The northern benchmark HNX-Index on the Ha Noi Stock Exchange (HNX) also dipped 1.8 per cent last week.
Saigon - Hanoi Securities JSC (SHS) said that a correction is needed when the VN-Index surpasses the resistance level of 1,120 points, thereby continuing to help accumulate more internal strength before it is able to completely cross the resistance zone.
Last week, the liquidity on HoSE increased slightly by 0.8 per cent to more than VND82.8 trillion (US$3.5 billion), with a decrease of 1.2 per cent in trading volume. This showed a strong divergence and short-term profit-taking pressure in speculative, small-mid cap stocks.

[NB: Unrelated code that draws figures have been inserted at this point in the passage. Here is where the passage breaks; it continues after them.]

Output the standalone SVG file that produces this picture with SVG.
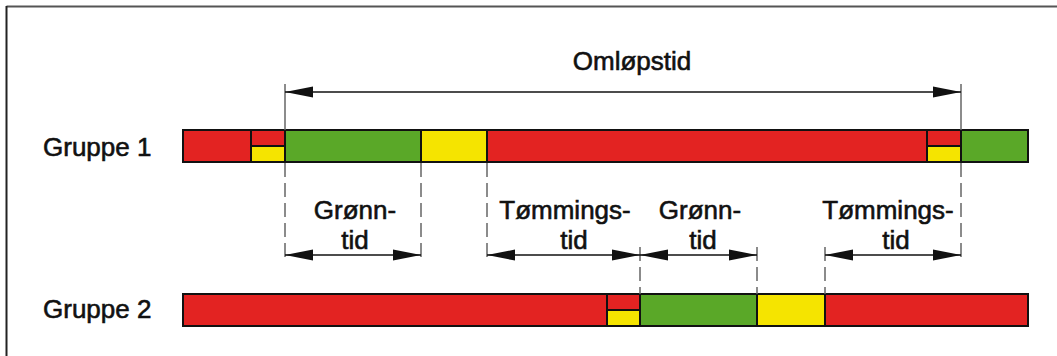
<svg xmlns="http://www.w3.org/2000/svg" width="1057" height="356" viewBox="0 0 1057 356">
<style>
  .t { font-family: "Liberation Sans", Arial, sans-serif; font-size: 26px; fill: #111; stroke: #111; stroke-width: 0.6; }
  .r { fill: #e32322; }
  .g { fill: #5aa828; }
  .y { fill: #f5e400; }
  .seg { stroke: #111; stroke-width: 2; }
  .dim { stroke: #111; stroke-width: 1.6; fill: none; }
  .ext { stroke: #666; stroke-width: 1.5; fill: none; }
  .dash { stroke: #666; stroke-width: 1.5; fill: none; stroke-dasharray: 14 6; }
</style>
<defs>
  <marker id="ah" viewBox="0 0 28 12" refX="28" refY="6" markerWidth="28" markerHeight="12" markerUnits="userSpaceOnUse" orient="auto-start-reverse">
    <path d="M0,0.5 L28,6 L0,11.5 z" fill="#111"/>
  </marker>
</defs>
<rect width="1057" height="356" fill="#fff"/>
<g id="frame">
  <line x1="6.5" y1="6.5" x2="1057" y2="6.5" stroke="#555" stroke-width="2"/>
  <line x1="6.5" y1="6" x2="6.5" y2="356" stroke="#222" stroke-width="2"/>
</g>
<g id="gruppe1">
  <text class="t" x="43" y="156">Gruppe 1</text>
  <g class="seg">
    <rect class="r" x="183" y="130" width="68" height="32"/>
    <rect class="r" x="251" y="130" width="34" height="16"/>
    <rect class="y" x="251" y="146" width="34" height="16"/>
    <rect class="g" x="285" y="130" width="136" height="32"/>
    <rect class="y" x="421" y="130" width="66" height="32"/>
    <rect class="r" x="487" y="130" width="440" height="32"/>
    <rect class="r" x="927" y="130" width="34" height="16"/>
    <rect class="y" x="927" y="146" width="34" height="16"/>
    <rect class="g" x="961" y="130" width="67" height="32"/>
  </g>
</g>
<g id="gruppe2">
  <text class="t" x="43" y="318">Gruppe 2</text>
  <g class="seg">
    <rect class="r" x="183" y="294" width="424" height="32"/>
    <rect class="r" x="607" y="294" width="33" height="16"/>
    <rect class="y" x="607" y="310" width="33" height="16"/>
    <rect class="g" x="640" y="294" width="117" height="32"/>
    <rect class="y" x="757" y="294" width="68" height="32"/>
    <rect class="r" x="825" y="294" width="203" height="32"/>
  </g>
</g>
<g id="labels">
  <text class="t" x="632" y="70" text-anchor="middle">Omløpstid</text>
  <text class="t" text-anchor="middle"><tspan x="355" y="219">Grønn-</tspan><tspan x="355" y="249">tid</tspan></text>
  <text class="t" text-anchor="middle"><tspan x="565" y="219">Tømmings-</tspan><tspan x="574" y="249">tid</tspan></text>
  <text class="t" text-anchor="middle"><tspan x="700" y="219">Grønn-</tspan><tspan x="703" y="249">tid</tspan></text>
  <text class="t" text-anchor="middle"><tspan x="888" y="219">Tømmings-</tspan><tspan x="896" y="249">tid</tspan></text>
</g>
<g id="connectors">
  <line class="ext" x1="285" y1="84" x2="285" y2="130"/>
  <line class="ext" x1="961" y1="84" x2="961" y2="130"/>
  <line class="dim" x1="285" y1="92" x2="961" y2="92" marker-start="url(#ah)" marker-end="url(#ah)"/>
  <line class="dash" x1="285" y1="163" x2="285" y2="263"/>
  <line class="dash" x1="421" y1="163" x2="421" y2="263"/>
  <line class="dash" x1="487" y1="163" x2="487" y2="263"/>
  <line class="dash" x1="961" y1="163" x2="961" y2="263"/>
  <line class="dash" x1="640" y1="247" x2="640" y2="294"/>
  <line class="dash" x1="757" y1="247" x2="757" y2="294"/>
  <line class="dash" x1="825" y1="247" x2="825" y2="294"/>
  <line class="dim" x1="285" y1="255" x2="421" y2="255" marker-start="url(#ah)" marker-end="url(#ah)"/>
  <line class="dim" x1="487" y1="255" x2="640" y2="255" marker-start="url(#ah)" marker-end="url(#ah)"/>
  <line class="dim" x1="640" y1="255" x2="757" y2="255" marker-start="url(#ah)" marker-end="url(#ah)"/>
  <line class="dim" x1="825" y1="255" x2="961" y2="255" marker-start="url(#ah)" marker-end="url(#ah)"/>
</g>
</svg>
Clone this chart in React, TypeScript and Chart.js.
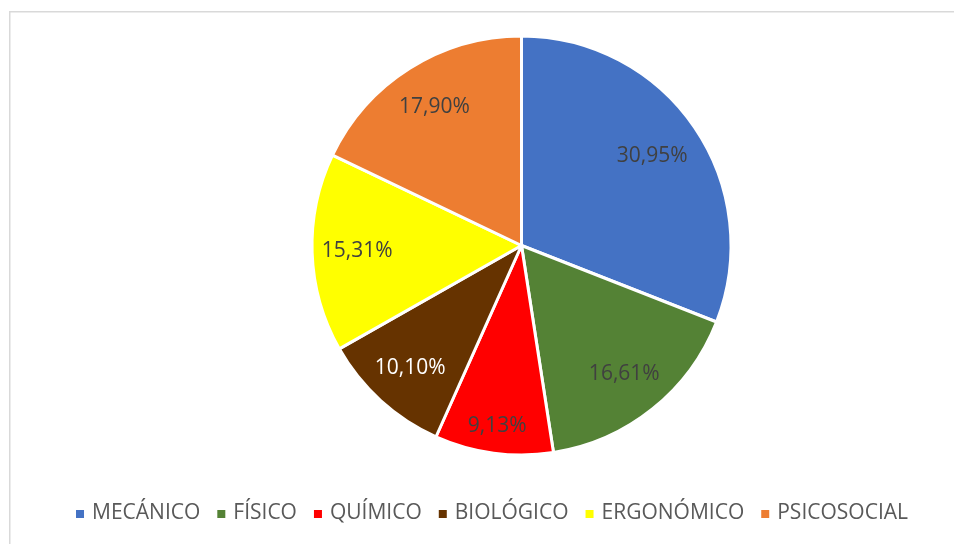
import React, { useEffect, useRef } from "react";
import { Chart, registerables } from "chart.js";

Chart.register(...registerables);

const categories = ["MECÁNICO", "FÍSICO", "QUÍMICO", "BIOLÓGICO", "ERGONÓMICO", "PSICOSOCIAL"];
const values = [30.95, 16.61, 9.13, 10.1, 15.31, 17.9];
const colors = ["#4472C4", "#548235", "#FF0000", "#663300", "#FFFF00", "#ED7D31"];
const labelColors = ["#404040", "#404040", "#404040", "#FFFFFF", "#404040", "#404040"];
const labelRadius = [0.755, 0.785, 0.87, 0.79, 0.785, 0.78];

const FONT = "'Open Sans', 'Liberation Sans', sans-serif";

const fmt = (v: number) => v.toFixed(2).replace(".", ",") + "%";

const framePlugin = {
  id: "frame",
  beforeDraw(chart: any) {
    const ctx = chart.ctx;
    ctx.save();
    ctx.fillStyle = "#FFFFFF";
    ctx.fillRect(0, 0, chart.width, chart.height);
    ctx.strokeStyle = "#D9D9D9";
    ctx.lineWidth = 1.5;
    ctx.strokeRect(9.75, 11.75, 2000, 2000);
    ctx.restore();
  },
};

const labelPlugin = {
  id: "sliceLabels",
  afterDatasetsDraw(chart: any) {
    const ctx = chart.ctx;
    const meta = chart.getDatasetMeta(0);
    ctx.save();
    ctx.font = `21px ${FONT}`;
    ctx.textAlign = "center";
    ctx.textBaseline = "middle";
    meta.data.forEach((arc: any, i: number) => {
      const p = arc.getProps(["x", "y", "startAngle", "endAngle", "outerRadius"], true);
      const mid = (p.startAngle + p.endAngle) / 2;
      const r = p.outerRadius * labelRadius[i];
      ctx.fillStyle = labelColors[i];
      ctx.fillText(fmt(values[i]), p.x + Math.cos(mid) * r, p.y + Math.sin(mid) * r);
    });
    ctx.restore();
  },
};

const legendPlugin = {
  id: "customLegend",
  afterDraw(chart: any) {
    const ctx = chart.ctx;
    ctx.save();
    ctx.font = `21px ${FONT}`;
    ctx.textBaseline = "middle";
    const box = 8;
    const boxGap = 8;
    const itemGap = 17;
    const widths = categories.map((c) => ctx.measureText(c).width);
    const total =
      widths.reduce((a, b) => a + b, 0) + categories.length * (box + boxGap) + (categories.length - 1) * itemGap;
    const centerX = 492;
    const y = 513;
    let x = centerX - total / 2;
    categories.forEach((c, i) => {
      ctx.fillStyle = colors[i];
      ctx.fillRect(x, y - box / 2 + 1, box, box);
      x += box + boxGap;
      ctx.fillStyle = "#595959";
      ctx.textAlign = "left";
      ctx.fillText(c, x, y);
      x += widths[i] + itemGap;
    });
    ctx.restore();
  },
};

export default function App() {
  const ref = useRef<HTMLCanvasElement>(null);
  useEffect(() => {
    if (!ref.current) return;
    const chart = new Chart(ref.current, {
      type: "pie",
      data: {
        labels: categories,
        datasets: [
          {
            data: values,
            backgroundColor: colors,
            borderColor: "#FFFFFF",
            borderWidth: 3,
            hoverBorderWidth: 3,
            hoverOffset: 0,
          },
        ],
      },
      options: {
        responsive: false,
        animation: false,
        devicePixelRatio: 1,
        events: [],
        layout: {
          padding: { top: 34.5, bottom: 544 - 456.5, left: 310.5, right: 954 - 732.5 },
        },
        plugins: {
          legend: { display: false },
          tooltip: { enabled: false },
        },
      },
      plugins: [framePlugin, labelPlugin, legendPlugin],
    });
    return () => chart.destroy();
  }, []);
  return (
    <div style={{ position: "fixed", left: 0, top: 0, width: 954, height: 544, background: "#fff" }}>
      <canvas ref={ref} width={954} height={544} />
    </div>
  );
}
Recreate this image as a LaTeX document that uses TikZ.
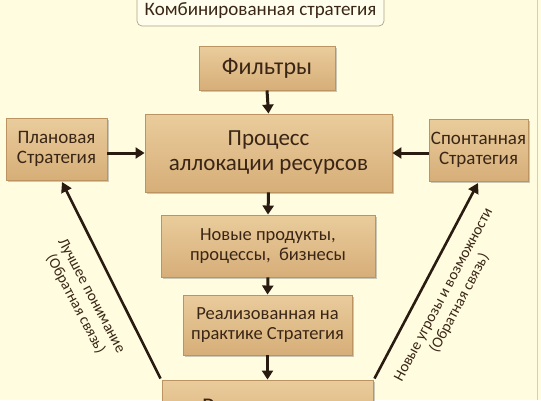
\documentclass[tikz,border=0pt]{standalone}
\usepackage{fontspec}
\setmainfont{Carlito}
\usetikzlibrary{arrows.meta,shadows}
\definecolor{bgc}{RGB}{255,252,224}
\definecolor{boxtop}{RGB}{234,204,156}
\definecolor{boxbot}{RGB}{214,174,120}
\definecolor{boxedge}{RGB}{188,148,98}
\definecolor{txt}{RGB}{58,38,22}
\definecolor{arr}{RGB}{42,27,16}
\definecolor{titlefill}{RGB}{255,253,236}
\definecolor{titleedge}{RGB}{175,165,135}
\definecolor{sideline}{RGB}{225,205,160}
\tikzset{
  boxnode/.style={draw=boxedge, line width=0.9pt, top color=boxtop, bottom color=boxbot,
    text=txt, align=center, inner sep=0pt,
    drop shadow={opacity=0.35, shadow xshift=1.5pt, shadow yshift=-1.8pt, fill=black!60}},
  bigtext/.style={font=\fontsize{23}{25}\selectfont},
  smalltext/.style={font=\fontsize{18.5}{20.5}\selectfont},
  sidetext/.style={font=\fontsize{19}{20.5}\selectfont},
  arrowline/.style={draw=arr, line width=3pt, -{Triangle[length=9pt,width=11pt]}},
  fbline/.style={draw=arr, line width=2.6pt, -{Triangle[length=10pt,width=11pt]}},
  fblabel/.style={text=txt, align=center, font=\fontsize{15.3}{18}\selectfont, inner sep=0pt},
}
\begin{document}
\begin{tikzpicture}[x=1pt,y=-1pt]
\useasboundingbox (0,0) rectangle (541,400);
\clip (0,0) rectangle (541,400);
\fill[bgc] (0,0) rectangle (541,400);
\draw[sideline, line width=1.5pt] (537.5,0) -- (537.5,400);

\node[draw=titleedge, line width=0.7pt, fill=titlefill, rounded corners=5pt,
  minimum width=247pt, minimum height=31pt, inner sep=0pt, text=txt,
  font=\fontsize{19}{21}\selectfont] (title) at (260.5,10.5) {\raisebox{-2.5pt}{Комбинированная стратегия}};

\node[boxnode, font=\fontsize{24}{26}\selectfont, minimum width=136pt, minimum height=44pt] (filt) at (267,68) {Фильтры};
\node[boxnode, bigtext, minimum width=247pt, minimum height=78pt] (proc) at (268.5,153) {Процесс\\аллокации ресурсов};
\node[boxnode, sidetext, minimum width=101pt, minimum height=62pt] (plan) at (56.5,149) {Плановая\\Стратегия};
\node[boxnode, sidetext, minimum width=99pt, minimum height=62pt] (spon) at (478.5,150) {Спонтанная\\Стратегия};
\node[boxnode, smalltext, minimum width=214pt, minimum height=62pt] (newp) at (268,246) {Новые продукты,\\процессы,\ \ бизнесы};
\node[boxnode, smalltext, minimum width=169pt, minimum height=60pt] (real) at (267.5,325) {Реализованная на\\практике Стратегия};
\node[boxnode, minimum width=211pt, minimum height=60pt] (bot) at (267.5,410) {};
\node[text=txt, font=\fontsize{24}{26}\selectfont, anchor=base west, inner sep=0pt] (bottext) at (202,414) {Результаты};

\draw[arrowline] (filt.south) -- (proc.north);
\draw[arrowline] (proc.south) -- (newp.north);
\draw[arrowline] (newp.south) -- (real.north);
\draw[arrowline] (real.south) -- (bot.north);
\draw[arrowline] (plan.east |- proc.west) -- (proc.west);
\draw[arrowline] (spon.west |- proc.east) -- (proc.east);

\coordinate (ltip) at (62,182);
\coordinate (rtip) at (478,183);
\draw[fbline] ([xshift=-1pt,yshift=1pt]bot.north west) -- (ltip);
\draw[fbline] ([xshift=1pt,yshift=1pt]bot.north east) -- (rtip);

\node[fblabel, rotate=-62] (llab) at (83,300) {Лучшее понимание\\(Обратная связь)};
\node[fblabel, rotate=62] (rlab) at (452,299) {Новые угрозы и возможности\\(Обратная связь)};
\end{tikzpicture}
\end{document}
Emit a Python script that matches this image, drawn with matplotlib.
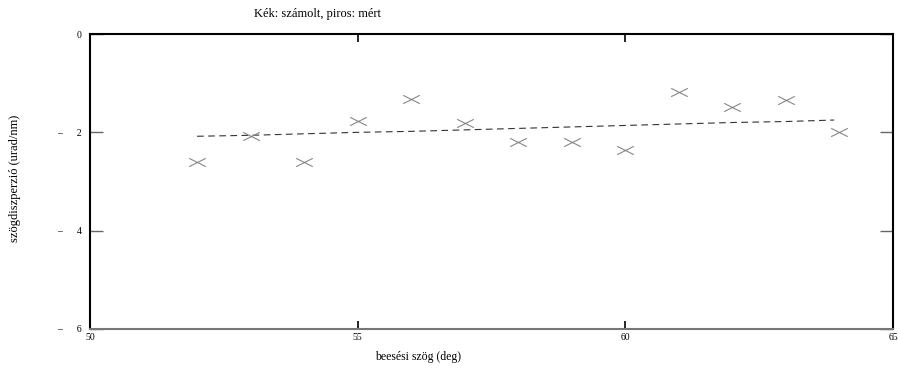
import matplotlib
matplotlib.use("Agg")
import matplotlib.pyplot as plt
from matplotlib.path import Path

plt.rcParams['font.family'] = ['Liberation Serif', 'DejaVu Serif']

# measured (markers)
x_meas = [52, 53, 54, 55, 56, 57, 58, 59, 60, 61, 62, 63, 64]
y_meas = [-2.61, -2.07, -2.61, -1.76, -1.32, -1.80, -2.20, -2.20, -2.36, -1.18, -1.49, -1.34, -2.00]

# computed (dashed line)
x_calc = [52, 53, 54, 55, 56, 57, 58, 59, 60, 61, 62, 63, 63.9]
y_calc = [-2.08, -2.06, -2.03, -2.00, -1.98, -1.95, -1.92, -1.89, -1.86, -1.83, -1.80, -1.78, -1.75]

xticks = [50, 55, 60, 65]
yticks = [0, -2, -4, -6]
ylabels = ['0', '\u2013      2', '\u2013      4', '\u2013      6']

# flat x marker
xmark = Path([(-1, -0.5), (1, 0.5), (-1, 0.5), (1, -0.5)],
             [Path.MOVETO, Path.LINETO, Path.MOVETO, Path.LINETO])

fig = plt.figure(figsize=(8.99, 3.73), dpi=100)
ax = fig.add_axes([90/899, 1 - 329/373, (893-90)/899, (329-34)/373])

ax.plot(x_calc, y_calc, color='#333333', lw=0.8, dashes=(6, 4))
ax.plot(x_meas, y_meas, ls='none', marker=xmark, ms=12, mew=0.8,
        mec='#888888', mfc='none')

ax.set_xlim(50, 65)
ax.set_ylim(-6, 0)
ax.set_xticks(xticks)
ax.set_xticklabels([str(t) for t in xticks], fontsize=7)
ax.set_yticks(yticks)
ax.set_yticklabels(ylabels, fontsize=7)
ax.tick_params(axis='y', direction='in', length=9.5, width=1, color='#666666',
               right=True, pad=6)
ax.tick_params(axis='x', direction='in', length=5.5, width=1.2, color='black',
               top=True, pad=3)
for s in ax.spines.values():
    s.set_linewidth(1.5)
ax.spines['bottom'].set_color('#777777')

fig.text(318/899, 1 - 14/373, 'Kék: számolt, piros: mért', ha='center',
         va='center', fontsize=9)
fig.text(418/899, 1 - 357/373, 'beesési szög (deg)', ha='center',
         va='center', fontsize=8.5)
fig.text(15/899, 1 - 178/373, 'szögdiszperzió (urad/nm)', ha='center',
         va='center', rotation=90, fontsize=9)

fig.savefig('out.png', dpi=100)
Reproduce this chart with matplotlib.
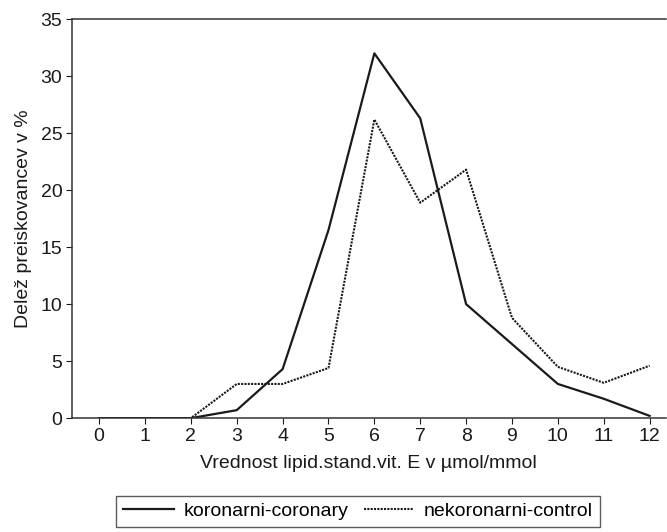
import numpy as np
import matplotlib.pyplot as plt

plt.rcParams['font.family'] = ['Liberation Sans', 'DejaVu Sans']

x = list(range(13))
koronarni = [0, 0, 0, 0.7, 4.3, 16.5, 32.0, 26.3, 10.0, 6.5, 3.0, 1.7, 0.2]
nekoronarni = [0, 0, 0, 3.0, 3.0, 4.4, 26.2, 18.9, 21.8, 8.8, 4.5, 3.1, 4.6]

fig = plt.figure(figsize=(6.67, 5.32), dpi=100)
ax = fig.add_axes([0.108, 0.214, 0.89, 0.75])

ax.plot(x, koronarni, color="#1a1a1a", lw=1.6, label="koronarni-coronary")
ax.plot(x, nekoronarni, color="#1a1a1a", lw=1.5, ls=(0, (1, 0.6)), label="nekoronarni-control")

ax.set_xlim(-0.59, 12.35)
ax.set_ylim(0, 35)
ax.set_xticks(x)
ax.set_yticks(range(0, 36, 5))
ax.tick_params(axis='both', labelsize=14, length=4, width=0.8, colors="#1a1a1a", pad=3)
ax.spines['right'].set_visible(False)
for s in ['left', 'top', 'bottom']:
    ax.spines[s].set_color("#333333")
    ax.spines[s].set_linewidth(1.1)

ax.set_xlabel("Vrednost lipid.stand.vit. E v µmol/mmol", fontsize=14, color="#1a1a1a", labelpad=7)
ax.set_ylabel("Delež preiskovancev v %", fontsize=14, color="#1a1a1a", labelpad=6)

leg = fig.legend(loc='upper center', bbox_to_anchor=(0.537, 0.068), ncol=2, fontsize=14,
                 frameon=True, fancybox=False, edgecolor="#333333", handlelength=2.6,
                 columnspacing=0.8, handletextpad=0.5, borderpad=0.35, borderaxespad=0)
leg.get_frame().set_linewidth(1.0)

fig.savefig("out.png", dpi=100)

On HNX, liquidity decreased by 16.07 per cent to VND8.2 trillion.
Foreign investors reduced the proportion of transactions. They net sold for the second week on HoSE at a value of VND340.53 billion, but net bought VND161.79 billion on HNX last week.
Official data released on Thursday by the General Statistics Office (GSO) showed that the country's GDP grew 4.41 per cent on-year in the second quarter, just better than the growth rate of the second quarter of 2020 during the period 2011-23.
For the first half of the year, GDP growth was 3.72 per cent, lower than expectations.
Bao Viet Securities Company (BVSC) believes that more supportive fiscal and monetary policies will be issued in the coming months to continue promoting growth in the last two quarters of 2023, assuming there are no more risks of inflation and the exchange rate is stable.
According to SHS, the recently released GDP data shows that the growth momentum is faltering, with declining exports and low credit growth.
While the Government has already carried out solutions including promoting public investment and removing difficulties for the corporate bond and real estate markets, it may take time for the measures to take effect.
"In general, the stock market will react early, so it is understandable to see a shift to the positive," said SHS.
In its current state, the market benchmark is likely to rebound again soon towards stronger resistance zone of around 1,150 points.
Tran Xuan Bach, an analyst and market strategist of BVSC, said that in the medium-term uptrend, the market needs some short corrections to help accumulated stocks create new and attractive price bases and digest negative factors on the second quarter's profit outlook.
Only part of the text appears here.